The program aims to increase the amount of sustainable seafood available at the US restaurants from reliable sources by educating chefs and raising diners’ awareness. Smart Catch uses up-to-date sustainability assessments provided by FishChoice.com, an online sustainable seafood sourcing tool that connects retail and restaurants to suppliers of sustainable seafood products. And it looks like their program is working, as at the start of June the James Beard Foundation, one of the most prominent culinary institutions in the US, joined forces with Smart Catch on the fight for sustainable seafood in the restaurants. To quote Susan Ungaro, president of the James Beard Foundation:

“Chefs have the influence to educate our palates and our views. […] Through Smart Catch, they are becoming new environmental heroes, as they use their influence to lead industry efforts to maintain healthy, sustainable food sources both now and for future generations.”

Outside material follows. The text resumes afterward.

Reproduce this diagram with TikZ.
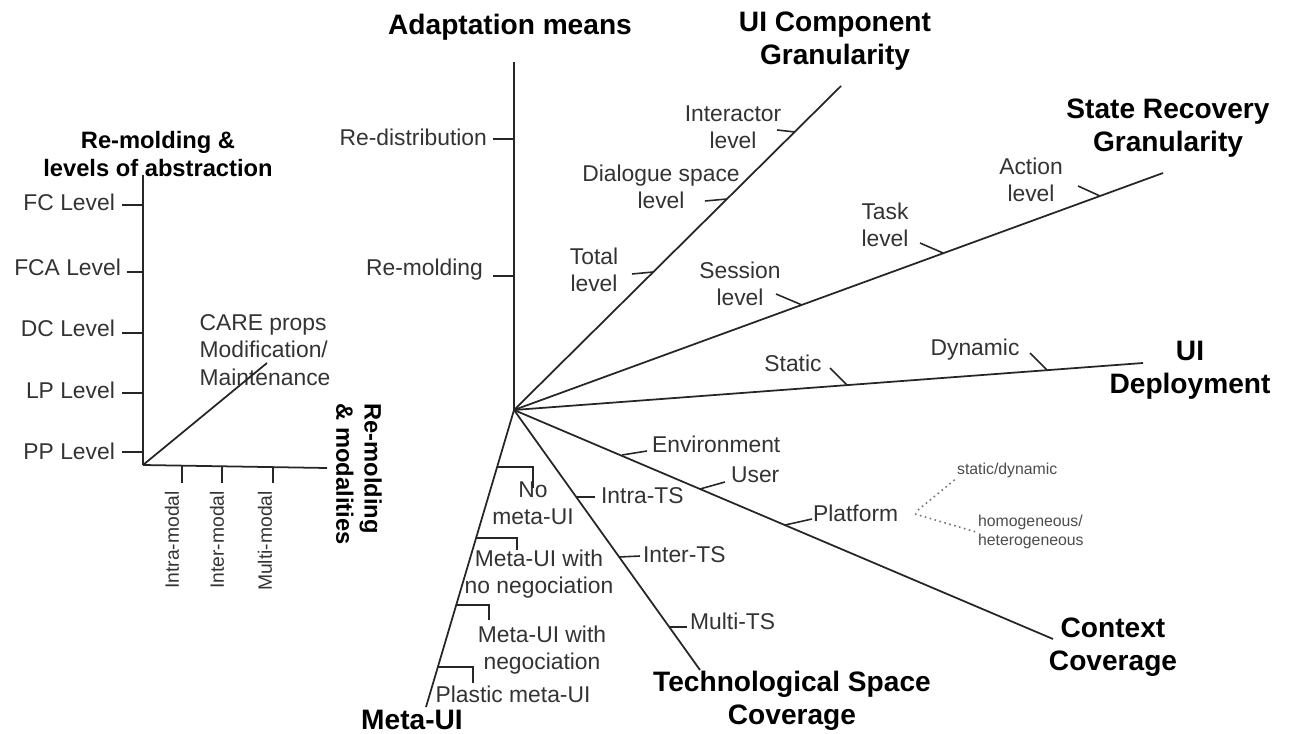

More than 60 chefs representing more than 100 restaurants have already committed to the Smart Catch program. Accordingly the chefs associated with the James Beard Foundation aim to accomplish that 80% of seafood served in the restaurants is sustainable. If this aim is met, the restaurant menu earns the Smart Catch emblem, thus giving the diners a simple way to identify and support Smart Catch program restaurants. As James Deutsch, conservation director for Paul G. Allen, said:

“The future of the world’s oceans depends on all of us choosing sustainable seafood,” said James Deutsch, conservation director for Paul Allen. “James Beard Foundation’s announcement of their national rollout of Smart Catch represents a giant step in that direction. We couldn’t be more proud of the continued growth of this pioneering program we piloted in Seattle.”

Let’s hope that this program continues to expand and to educate both sides of the table – the chef and the diner – to preserve our oceans.